Most recipes I found for chili seemed to suggest the meat be cut into cubes, seasoned, seared, then thrown into a crock pot with the rest of the ingredients. Being me, I needed to “mix it up”. One common theme seemed to be “Texas Chili”. I decided to add some elements that take it “South of Texas”, while also leaving elements like the chili powder and tomatoes, so it will stay “familiar”. Also, having braised lots of meats in my life, I’ve found that braising whole pieces of meat tends to result in a more “moist” end product. It’s just more “juicy” and supple than the cubed meats. It may not have the same attractive little cubes of beefy goodness you may be accustomed to, but the meat is tender, juicy and soft, in the best possible way.
I’ve also got a bit of a question for you Crock Pot enthusiasts. In reading crock pot recipes, most all of them seem to request the addition of water, or broth. I did not add any extra liquid to this recipe, even though it seemed commonplace. Rather, I trusted the method to pull all the liquids from the meats and vegetables. I was correct! In fact, even without adding additional liquid, it still felt a bit soupy to me. Next time, I’d likely add a bit of xanthan and guar gums to it, just to tighten it up, a bit.
Is this loose liquid a desirable trait? Should I see slow cooker recipes as having a more soupy/sloshy consistency? Please place your thoughts in the comment box, below. Thanks! ☺
Closing Thoughts: While it was a bit soupy and not much to look at, this was as tasty a chili as I’ve ever had.
Slow Cooker All-Beef "South of Texas" ChiliPrint Rate
- 3 each dried ancho chilies
- 2 each dried guajillo chilies
- 1 small onion diced
- 4 each garlic cloves minced
- 2 each poblano chillies seeds removed and diced
- 2 medium tomatoes diced and divided
- 2 tbsp light oil (like coconut or olive)
- 2 tbsp chili powder
- 2 tsp cumin seed ground
- 1 tsp coriander seed ground
- 1 tsp cinnamon ground
- 3 lb beef chuck cut into 8 large chunks
- 1 each orange
- 1/4 cup unsweetened cocoa powder
- salt and fresh cracked pepper to taste
- Split the ancho and guajillo chilies by either tearing the tops off, or using kitchen scissors to cut them open. Remove the seeds from the peppers and discard (feel free to leave a few, if you like a spicy chili).
- You can do this in a hot pan, but I usually toast the chilies directly on a hot burner element, or over a hot burner flame. Over a medium-low temperature, toast the surface of the chilies by placing them in the flame, or directly on the burner surface. This will cause a quick blistering. Do not burn the chilies. Simply toast the surface for about 15 seconds, in a few spots around the chilies. This makes for a richer and more developed flavor.
- Fill a bowl or measuring cup with about 4 cups of hot tap water. Place your toasted chilies in the hot tap water, so they may soften.

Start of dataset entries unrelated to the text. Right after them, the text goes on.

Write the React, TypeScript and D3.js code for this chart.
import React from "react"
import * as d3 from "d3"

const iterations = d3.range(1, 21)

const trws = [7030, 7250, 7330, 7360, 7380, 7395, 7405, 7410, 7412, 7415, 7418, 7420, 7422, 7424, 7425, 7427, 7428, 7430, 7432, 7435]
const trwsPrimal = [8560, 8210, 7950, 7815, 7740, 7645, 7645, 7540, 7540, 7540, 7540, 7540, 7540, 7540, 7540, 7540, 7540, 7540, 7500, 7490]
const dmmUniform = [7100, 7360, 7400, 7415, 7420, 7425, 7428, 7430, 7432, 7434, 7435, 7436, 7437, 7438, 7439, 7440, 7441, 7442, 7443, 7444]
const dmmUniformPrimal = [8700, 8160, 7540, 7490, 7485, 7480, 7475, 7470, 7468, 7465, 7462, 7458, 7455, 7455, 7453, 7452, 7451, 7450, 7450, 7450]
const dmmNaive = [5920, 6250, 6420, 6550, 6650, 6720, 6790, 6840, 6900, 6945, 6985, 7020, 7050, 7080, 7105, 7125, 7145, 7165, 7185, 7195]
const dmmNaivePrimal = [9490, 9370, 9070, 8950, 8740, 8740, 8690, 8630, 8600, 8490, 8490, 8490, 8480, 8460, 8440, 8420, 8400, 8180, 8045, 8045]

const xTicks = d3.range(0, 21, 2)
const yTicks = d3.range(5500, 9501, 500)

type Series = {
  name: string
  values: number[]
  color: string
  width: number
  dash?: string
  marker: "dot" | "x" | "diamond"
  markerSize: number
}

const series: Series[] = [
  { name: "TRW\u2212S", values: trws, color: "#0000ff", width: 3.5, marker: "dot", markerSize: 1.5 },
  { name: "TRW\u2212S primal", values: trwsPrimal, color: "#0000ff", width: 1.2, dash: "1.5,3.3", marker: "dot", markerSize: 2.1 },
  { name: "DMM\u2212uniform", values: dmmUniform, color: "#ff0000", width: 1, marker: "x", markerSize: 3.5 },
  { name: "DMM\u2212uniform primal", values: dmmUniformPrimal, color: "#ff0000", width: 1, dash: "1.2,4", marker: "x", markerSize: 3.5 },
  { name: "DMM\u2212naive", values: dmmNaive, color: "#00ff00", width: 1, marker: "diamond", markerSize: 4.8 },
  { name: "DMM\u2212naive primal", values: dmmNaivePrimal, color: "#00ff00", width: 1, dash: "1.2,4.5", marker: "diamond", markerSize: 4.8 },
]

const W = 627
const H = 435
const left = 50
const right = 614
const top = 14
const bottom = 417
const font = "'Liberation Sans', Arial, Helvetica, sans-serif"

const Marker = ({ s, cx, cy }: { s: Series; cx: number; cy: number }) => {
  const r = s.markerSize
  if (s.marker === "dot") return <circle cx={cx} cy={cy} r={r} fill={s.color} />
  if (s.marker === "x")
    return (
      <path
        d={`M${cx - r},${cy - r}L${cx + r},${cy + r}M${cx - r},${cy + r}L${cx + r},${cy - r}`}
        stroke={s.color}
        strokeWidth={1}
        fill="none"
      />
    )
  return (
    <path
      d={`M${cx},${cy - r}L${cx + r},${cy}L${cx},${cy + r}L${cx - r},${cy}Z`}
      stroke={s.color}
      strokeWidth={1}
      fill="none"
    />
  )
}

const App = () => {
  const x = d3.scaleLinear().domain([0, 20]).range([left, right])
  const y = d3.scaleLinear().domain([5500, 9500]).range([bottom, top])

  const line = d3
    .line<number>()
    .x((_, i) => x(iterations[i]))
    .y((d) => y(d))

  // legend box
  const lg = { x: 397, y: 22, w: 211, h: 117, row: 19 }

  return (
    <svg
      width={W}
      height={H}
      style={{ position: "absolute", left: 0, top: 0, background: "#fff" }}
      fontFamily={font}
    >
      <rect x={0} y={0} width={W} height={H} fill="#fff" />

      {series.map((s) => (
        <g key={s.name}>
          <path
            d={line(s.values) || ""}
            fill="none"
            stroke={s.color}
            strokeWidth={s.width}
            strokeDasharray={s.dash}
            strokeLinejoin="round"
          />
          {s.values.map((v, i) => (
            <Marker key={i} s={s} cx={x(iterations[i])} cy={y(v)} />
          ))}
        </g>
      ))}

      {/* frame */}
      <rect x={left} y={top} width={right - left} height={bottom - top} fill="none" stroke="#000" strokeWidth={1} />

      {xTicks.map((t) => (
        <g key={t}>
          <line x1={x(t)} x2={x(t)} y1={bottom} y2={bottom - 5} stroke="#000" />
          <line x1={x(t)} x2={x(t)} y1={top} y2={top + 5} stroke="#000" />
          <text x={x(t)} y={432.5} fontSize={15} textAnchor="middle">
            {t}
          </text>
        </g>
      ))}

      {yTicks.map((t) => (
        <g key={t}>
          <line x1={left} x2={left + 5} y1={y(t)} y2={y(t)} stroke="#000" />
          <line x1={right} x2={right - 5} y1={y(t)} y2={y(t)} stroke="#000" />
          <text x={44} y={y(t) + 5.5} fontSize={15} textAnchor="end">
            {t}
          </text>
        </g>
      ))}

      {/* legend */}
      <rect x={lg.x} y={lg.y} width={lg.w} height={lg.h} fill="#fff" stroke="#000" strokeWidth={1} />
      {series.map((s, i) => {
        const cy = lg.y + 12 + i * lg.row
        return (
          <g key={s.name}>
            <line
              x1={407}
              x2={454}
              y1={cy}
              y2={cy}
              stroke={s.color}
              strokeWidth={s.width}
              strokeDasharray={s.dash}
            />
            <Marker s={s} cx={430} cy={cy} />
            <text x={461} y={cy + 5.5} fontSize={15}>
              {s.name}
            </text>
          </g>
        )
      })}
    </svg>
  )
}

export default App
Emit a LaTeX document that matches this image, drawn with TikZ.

- Turn your slow cooker to a low-temperature. Add your onions, garlic, poblano peppers and oil. Toss them around and add a bit of salt and pepper. Add one diced tomato, as well. Put your lid on the slow cooker.
- Blend together your chili powder, cumin, coriander and cinnamon. Mix in a healthy amount of salt and pepper, as well.
- If your beef chuck has an excess of surface fat, remove some of it. However, you want to keep a nice amount of fat for flavor and moisture. Liberally coat your beef chunks with the spice blend, salt and pepper.
- Heat up a large sauté pan, over medium-high heat. Add a lightly flavored oil with a high smoke point. Coconut oil would work nicely. When the oil begins to ripple, add your pieces of meat (do not crowd the pan. You may need to do this in batches). The meat should sear nicely and develop some great flavors. Sear all sides of the meat. When the meat has been seared on all sides, add them to the crock pot with the other vegetables.
- Peel about 4 nice sized strips from the very outer layer of the orange, with a vegetable peeler. You do not want the white part underneath (known as the pith). You just want the nice orange "zest". Add the 4 strips to a blender. Juice the orange and add the juice to the blender, as well. Discard whatever remains of the orange.
- Remove the soften chilies from the hot tap water. They should be soft enough to add to the blender, at this point. Also, add your chocolate and diced tomatoes to the blender.
- Puree the chili-tomato blend, until nice and smooth. Add to the slow cooker.
- Place the lid on the slow cooker and allow cooking for 8 hours.
- Serve alone, or with your favorite toppings and sides!